Operational tips: add principle reminders to your calendar, keep a one‑page decision template with the scoring grid, and share your headline principles with your manager or team so choices are transparent and easier to support.
Common mistakes people make with guiding principles (and quick fixes) plus short FAQs
- Too vague: “Be kind” is hard to act on. Fix: attach behaviors and a metric – “Offer explicit help to one teammate per week and log it.”
- Copying others: Not every professional guiding principle fits your role. Fix: reality‑test with recent decisions before adopting.
- Having too many: More rules create conflict. Fix: limit to 3-4 and use short sub‑rules for edge cases.
- Being rigid: Life changes. Fix: review every 6-12 months and note triggers (new role, Burnout) that justify revision.
- Not communicating them: Principles guide others only when visible. Fix: share a one‑liner in meetings and reference them in post‑decision notes.
What’s the difference between values and guiding principles for your career?

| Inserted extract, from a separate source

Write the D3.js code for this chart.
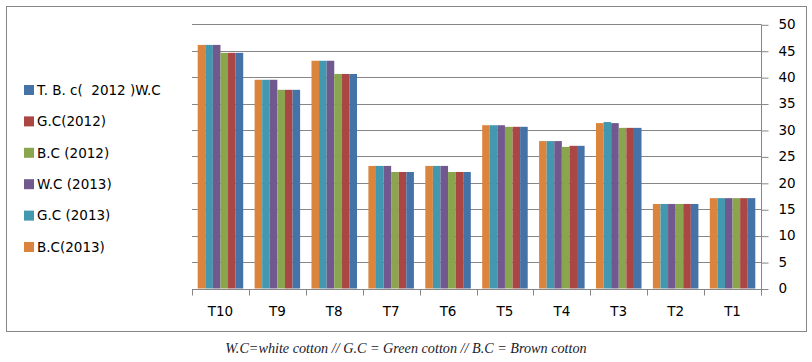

Values are broad beliefs (curiosity, fairness). Guiding principles convert those beliefs into repeatable, decision‑ready rules – values are the destination; principles are the map and checkpoints to get you there.
How many career guiding principles should I have?
Aim for 3-4 core principles. That keeps them memorable and reduces conflicts. Use operational sub‑rules for edge cases without expanding the main set.
Can guiding principles change over time?
Yes. Review every 6-12 months or after major role or life changes. Re‑audit values and pain points, reality‑test new wording, and communicate changes so your principles stay relevant and trusted.
How do I test whether a principle is working for me?
Reality‑test it: apply the candidate to 2-3 recent decisions, score fit 0-2, and run a short pilot (about a month). Check outcomes and ease of use; iterate or retire based on evidence.